→ SUPPLIED INFORMATION

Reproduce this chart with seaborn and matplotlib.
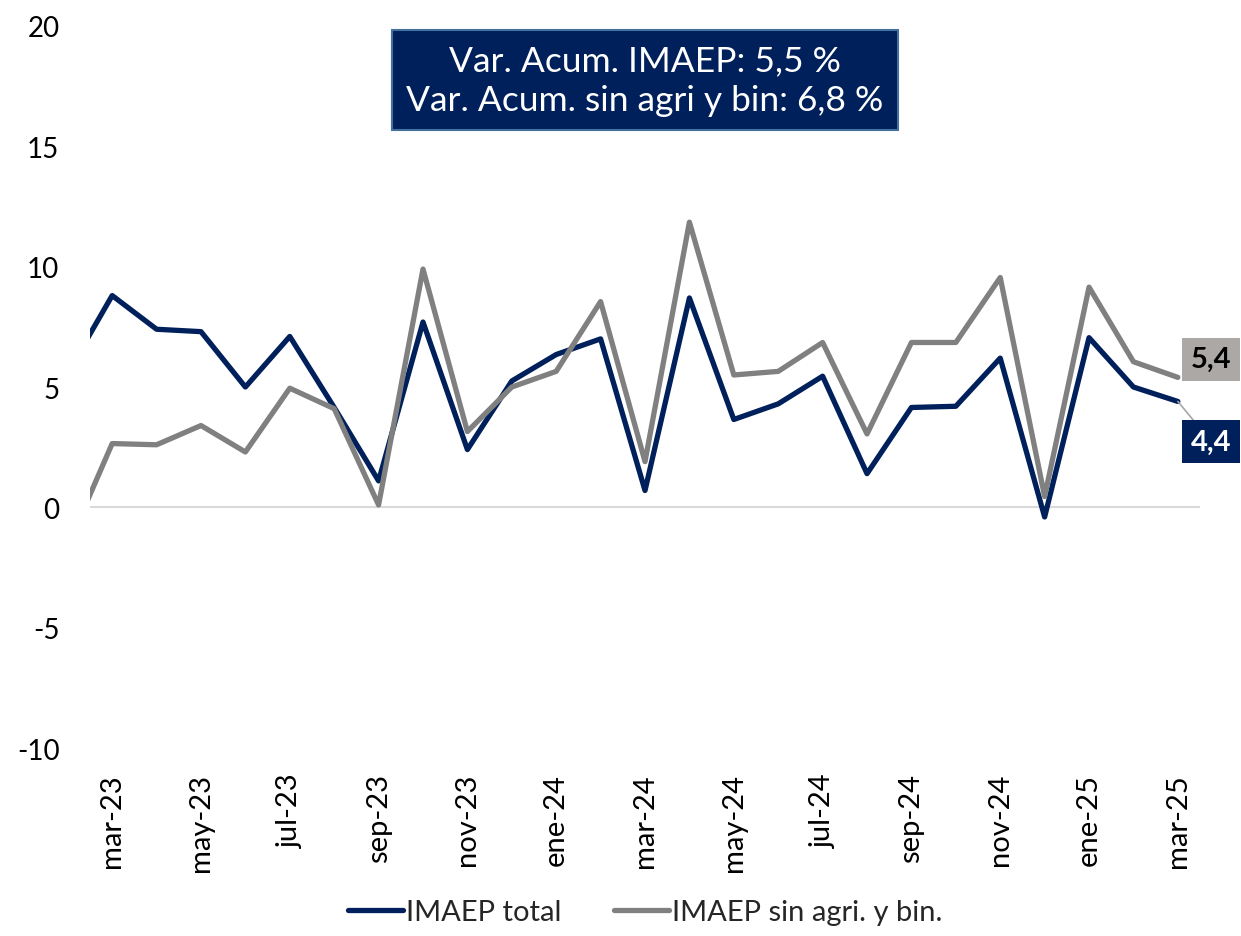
import pandas as pd
import matplotlib.pyplot as plt
import seaborn as sns

# monthly series, feb-23 to mar-25 (feb-23 only partly visible at the left edge)
months = ['feb-23', 'mar-23', 'abr-23', 'may-23', 'jun-23', 'jul-23', 'ago-23', 'sep-23',
          'oct-23', 'nov-23', 'dic-23', 'ene-24', 'feb-24', 'mar-24', 'abr-24', 'may-24',
          'jun-24', 'jul-24', 'ago-24', 'sep-24', 'oct-24', 'nov-24', 'dic-24', 'ene-25',
          'feb-25', 'mar-25']
imaep_total = [5.6, 8.8, 7.4, 7.3, 5.0, 7.1, 4.15, 1.1, 7.7, 2.4, 5.25, 6.35, 7.0, 0.7,
               8.7, 3.65, 4.3, 5.45, 1.4, 4.15, 4.2, 6.2, -0.4, 7.05, 5.0, 4.4]
imaep_sin_agri = [-1.6, 2.65, 2.6, 3.4, 2.3, 4.95, 4.1, 0.1, 9.9, 3.15, 5.0, 5.65, 8.55, 1.9,
                  11.85, 5.5, 5.65, 6.85, 3.05, 6.85, 6.85, 9.55, 0.45, 9.15, 6.05, 5.4]
series_names = ['IMAEP total', 'IMAEP sin agri. y bin.']
box_text = 'Var. Acum. IMAEP: 5,5 %\nVar. Acum. sin agri y bin: 6,8 %'

navy = '#00205B'
grey = '#808080'

df = pd.DataFrame({
    'idx': list(range(len(months))) * 2,
    'valor': imaep_total + imaep_sin_agri,
    'serie': [series_names[0]] * len(months) + [series_names[1]] * len(months),
})

sns.set_style('white')
plt.rcParams['font.family'] = ['Lato', 'DejaVu Sans']
plt.rcParams['axes.unicode_minus'] = False

fig = plt.figure(figsize=(12.41, 9.37), dpi=100)
ax = fig.add_axes([0.0725, 0.2006, 0.8945, 0.7706])

ax.axhline(0, color='#D9D9D9', lw=1.5, zorder=1)
sns.lineplot(data=df, x='idx', y='valor', hue='serie', palette=[navy, grey],
             linewidth=3.8, ax=ax, zorder=3)

ax.set_xlim(0.5, len(months) - 0.5)
ax.set_ylim(-10, 20)
ax.set_yticks(range(-10, 21, 5))
ax.set_xticks(range(1, len(months), 2))
ax.set_xticklabels(months[1::2], rotation=90)
ax.tick_params(axis='x', labelsize=21, length=0, colors='black', pad=18)
ax.tick_params(axis='y', labelsize=20, length=0, colors='black', pad=22)
ax.set_xlabel('')
ax.set_ylabel('')
sns.despine(ax=ax, left=True, bottom=True)

# summary box
ax.text(0.5, 0.925, box_text, transform=ax.transAxes, ha='center', va='center',
        fontsize=25.5, color='white', linespacing=1.3,
        bbox=dict(boxstyle='square,pad=0.4', facecolor=navy, edgecolor='#41719C', lw=1.5))

# end value labels
last = len(months) - 1
ax.annotate(f'{imaep_sin_agri[-1]:.1f}'.replace('.', ','), xy=(last, imaep_sin_agri[-1]),
            xytext=(24, 13), textcoords='offset points', ha='center', va='center',
            fontsize=21, fontweight='bold', color='black', annotation_clip=False,
            bbox=dict(boxstyle='square,pad=0.3', facecolor='#ABA8A6', edgecolor='none'))
ax.annotate(f'{imaep_total[-1]:.1f}'.replace('.', ','), xy=(last, imaep_total[-1]),
            xytext=(24, -29), textcoords='offset points', ha='center', va='center',
            fontsize=21, fontweight='bold', color='white', annotation_clip=False,
            bbox=dict(boxstyle='square,pad=0.3', facecolor=navy, edgecolor='none'),
            arrowprops=dict(arrowstyle='-', color='#A6A6A6', lw=1.2, shrinkA=0, shrinkB=0))

sns.move_legend(ax, 'lower center', bbox_to_anchor=(0.5, -0.282), ncol=2, frameon=False,
                title=None, fontsize=21, handlelength=1.9, columnspacing=1.8, handletextpad=0.1)

fig.savefig('out.png', dpi=100)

→ WORK REQUIRED
Repeat the lines of the listing above verbatim, beginning at its first line and ending at the line containing "import seaborn as sns", which is included. Omit pictures.

→ ANSWER
Reproduce this chart with seaborn and matplotlib.
import pandas as pd
import matplotlib.pyplot as plt
import seaborn as sns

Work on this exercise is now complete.